In short, the best way to rationalize political decisions may be to depoliticize them. That would not completely solve the problem of ignorance; ignorance is pervasive, and human beings, with their inherent limits, will always have to deal with it. Individuals who endorse irrational public policies will not magically become all-wise in their capacity as private decisionmakers. Heuristics distort private as well as public affairs; we all know people whose lives have been ruined by poor choices based on the cognitive shortcuts, including emotional responses, upon which we must rely even in the private sphere. But, although people will always make disastrous personal and financial decisions, at least in the private sphere they get feedback that often causes them to realize that they’ve made a mistake—something that usually isn’t true of disastrous public policies, which often remain too far removed from individual observers even to be recognized as failures.

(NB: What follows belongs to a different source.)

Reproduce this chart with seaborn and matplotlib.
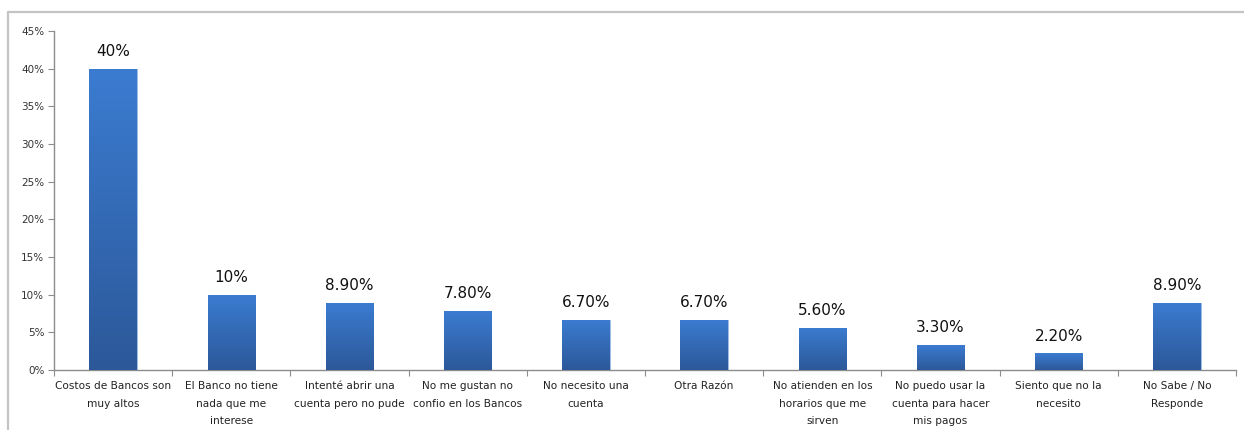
import numpy as np
import pandas as pd
import matplotlib
matplotlib.use("Agg")
import matplotlib.pyplot as plt
import seaborn as sns
from matplotlib.colors import LinearSegmentedColormap
from matplotlib.lines import Line2D

categories = [
    "Costos de Bancos son\nmuy altos",
    "El Banco no tiene\nnada que me\ninterese",
    "Intenté abrir una\ncuenta pero no pude",
    "No me gustan no\nconfio en los Bancos",
    "No necesito una\ncuenta",
    "Otra Razón",
    "No atienden en los\nhorarios que me\nsirven",
    "No puedo usar la\ncuenta para hacer\nmis pagos",
    "Siento que no la\nnecesito",
    "No Sabe / No\nResponde",
]
values = [40, 10, 8.9, 7.8, 6.7, 6.7, 5.6, 3.3, 2.2, 8.9]
value_labels = ["40%", "10%", "8.90%", "7.80%", "6.70%", "6.70%", "5.60%", "3.30%", "2.20%", "8.90%"]
yticks = [0, 5, 10, 15, 20, 25, 30, 35, 40, 45]
ytick_labels = ["0%", "5%", "10%", "15%", "20%", "25%", "30%", "35%", "40%", "45%"]

df = pd.DataFrame({"cat": categories, "val": values})

sns.set_theme(style="white")
plt.rcParams["font.family"] = ["DejaVu Sans"]

fig = plt.figure(figsize=(12.44, 4.30), dpi=100)
ax = fig.add_axes([0.0434, 0.1395, 0.9502, 0.7885])

sns.barplot(data=df, x="cat", y="val", color="#3672c0", width=0.4, ax=ax,
            saturation=1, zorder=2)

cmap = LinearSegmentedColormap.from_list("g", ["#2c5899", "#3b7cd1"])
grad = np.linspace(0, 1, 256).reshape(-1, 1)
for p in ax.patches:
    x0, y0 = p.get_x(), p.get_y()
    w, h = p.get_width(), p.get_height()
    im = ax.imshow(grad, cmap=cmap, origin="lower", aspect="auto",
                   extent=[x0, x0 + w, y0, y0 + h], zorder=3)
    im.set_clip_path(p)
    p.set_edgecolor("#9fbfe6")
    p.set_linewidth(0.6)

for p, lab in zip(ax.patches, value_labels):
    ax.text(p.get_x() + p.get_width() / 2, p.get_height() + 1.3, lab,
            ha="center", va="bottom", fontsize=11, color="#111111", zorder=4)

ax.set_xlim(-0.5, len(categories) - 0.5)
ax.set_ylim(0, 45)
ax.set_yticks(yticks)
ax.set_yticklabels(ytick_labels, fontsize=7.5, color="#333333")
ax.set_xticks(range(len(categories)))
ax.set_xticklabels(categories, fontsize=7.6, color="#222222", linespacing=1.95)
ax.set_xlabel("")
ax.set_ylabel("")

for s in ["top", "right"]:
    ax.spines[s].set_visible(False)
for s in ["left", "bottom"]:
    ax.spines[s].set_color("#8c8c8c")
    ax.spines[s].set_linewidth(1.0)

ax.tick_params(axis="y", which="major", left=True, length=4, width=0.8,
               color="#8c8c8c", pad=3)
ax.tick_params(axis="x", which="major", bottom=False, pad=2)
ax.set_xticks(np.arange(-0.5, len(categories), 1.0), minor=True)
ax.tick_params(axis="x", which="minor", bottom=True, length=4, width=0.8,
               color="#8c8c8c")

# outer frame (top and left edges)
fig.add_artist(Line2D([8 / 1244, 1.0], [1 - 12 / 430, 1 - 12 / 430],
                      transform=fig.transFigure, color="#c4c4c4", lw=1.6))
fig.add_artist(Line2D([8 / 1244, 8 / 1244], [0, 1 - 12 / 430],
                      transform=fig.transFigure, color="#c4c4c4", lw=1.6))

fig.savefig("out.png", dpi=100)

We need to start paying explicit attention to the problem of public ignorance if we are to compare the damage it causes with the costs of privatizing public policies. We need, in short, to infuse the study of “public choice” with a much greater appreciation of the environment of ignorance, ideology, and deference to expertise in which interest groups and politicians maneuver. This would produce not only a more realistic understanding of the nature of modern politics but also a more rational approach to setting its limits.